Michael Rubino wants to bring a bit of Seattle's Pike Place Market to Pittsburgh's Strip District.
Mr. Rubino, whose family has been part of the Strip for nearly a century, wants to turn the neighborhood's iconic produce terminal into a "grand marketplace" filled with farmers, Amish vendors, businesses that specialize in closeout merchandise and local merchants looking to try something new or different.
"My dad loved the Strip. I love the Strip, and that's my interest in this project," he said.
The businessman heads up Rubino Partners, one of three developers to submit proposals to the Pittsburgh Urban Redevelopment Authority to redevelop the terminal.
In his first interview about his group's plans, Mr. Rubino said his goal is to turn the nearly vacant and decaying 1,533-foot-long warehouse, once the hub for produce wholesalers, into a state-of-the-art marketplace that would rival some of the best in the United States.
His proposal differs substantially from those of his competitors, who would convert the terminal largely for residential purposes. Mr. Rubino's plan does not include any housing.
"My opinion is that housing is a very vanilla use for a spectacular building," he said. "I think a marketplace can create so much more business for the city and the region."
Mr. Rubino sees his plan as an extension of the Strip itself. He said he has been in discussions with Strip merchants about the concept and that some are interested in being part of the marketplace -- not with their existing businesses but with new ones.
One, Larry Lagattuta, owner Enrico Biscotti on Penn Avenue, has signed a letter of intent with Mr. Rubino's group to make and sell wine and bread from the terminal. He said the building offers the "perfect scenario" for such a venture.
Mr. Rubino said current Strip merchants would receive "special priority" in obtaining space in the building.
"After all, they're the ones that made the Strip District the No. 1 tourist attraction in Pittsburgh, so they're very important to this project," he said.
Plans also call for the creation of a "farmers row" on the docks in the back of the building facing the Allegheny River. Farmers would be able to pull their trucks up to the docks and sell vegetables and fruits directly to consumers from there. There also would be space inside the marketplace for them.
But the cornerstone of the venture, Mr. Rubino said, would be the closeout vendors -- those that sell discontinued, overstocked, or end-of-season merchandise at greatly discounted prices.
Mr. Rubino himself is a wholesale distributor of such merchandise and once operated from the Strip before expanding and moving to McKeesport.
He said he has a letter of intent with Maine-based Marden's, which does more than $100 million a year in sales of closeouts, from furniture and housewares to health and beauty aids, to take space in the terminal.
"This is going to be a big part of our marketplace," he said. "This will introduce new vendors to the Pittsburgh area and new product categories to the Strip District."

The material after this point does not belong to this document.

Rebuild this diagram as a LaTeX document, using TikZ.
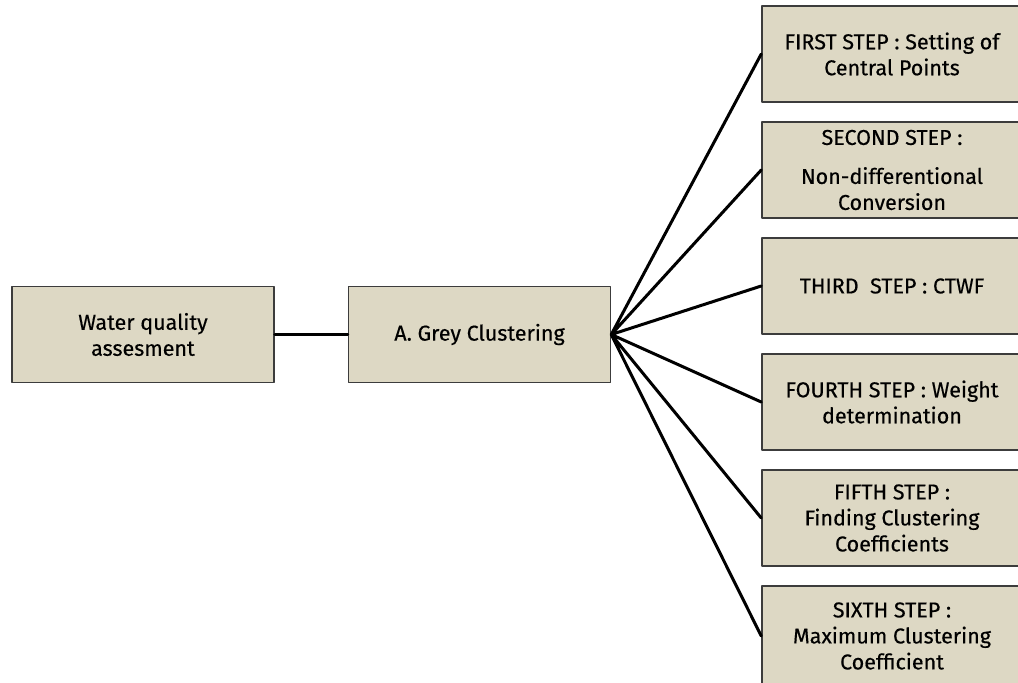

Others that would be featured in the marketplace include Amish vendors as well as businesses just starting out or testing a new product or service. Such "incubator" ventures would be able rent 100 square feet of space a day for $50.
The marketplace also would include at least four sit-down restaurants.
Overall, the plan would total about $19 million and would be financed largely through private money and tax credits. Mr. Rubino said his intent is to lease the building from the Pittsburgh Urban Redevelopment Authority rather than buy it at the asking price of at least $2.5 million.
Mr. Rubino said his plan would complement the Buncher Co.'s proposed $450 million Riverfront Landing residential and office development to be built around the terminal.
"Our plan doesn't duplicate the Buncher plan. It doesn't compete with the Buncher plan. It's an asset to the Buncher plan," he said.
Like the other two developers bidding for the building, Mr. Rubino would keep the entire terminal and its roof intact. The rehabbed building, designed by architect Rob Pfaffmann, part of Rubino Partners, would feature a portal for vehicles and pedestrians at 17th Street to connect to the river. There also would be portals, or "entrance lobbies," at 18th and 20th streets for pedestrians but not vehicles.
Rubino Partners is competing against the Ferchill Group of Cleveland, which is proposing to convert the terminal into 209 apartments with a produce market at the west end, and Chicago-based McCaffery Interests, which wants to turn the building into residential units and life-work lofts.
The URA requested proposals from developers after Buncher gave Mayor Bill Peduto six months to talk to others about redeveloping the Strip landmark.
Buncher, which has an option to buy the terminal from the URA for $1.8 million, has its own plans to rehab the structure at a cost of more than $20 million. But it ran into trouble when it proposed demolishing the western third of the terminal to extend 17th Street to the river, a plan opposed by Mr. Peduto and many preservationists.
The URA, with the help of Fourth Economy Consulting, is reviewing the proposals from Rubino, Ferchill and McCaffery.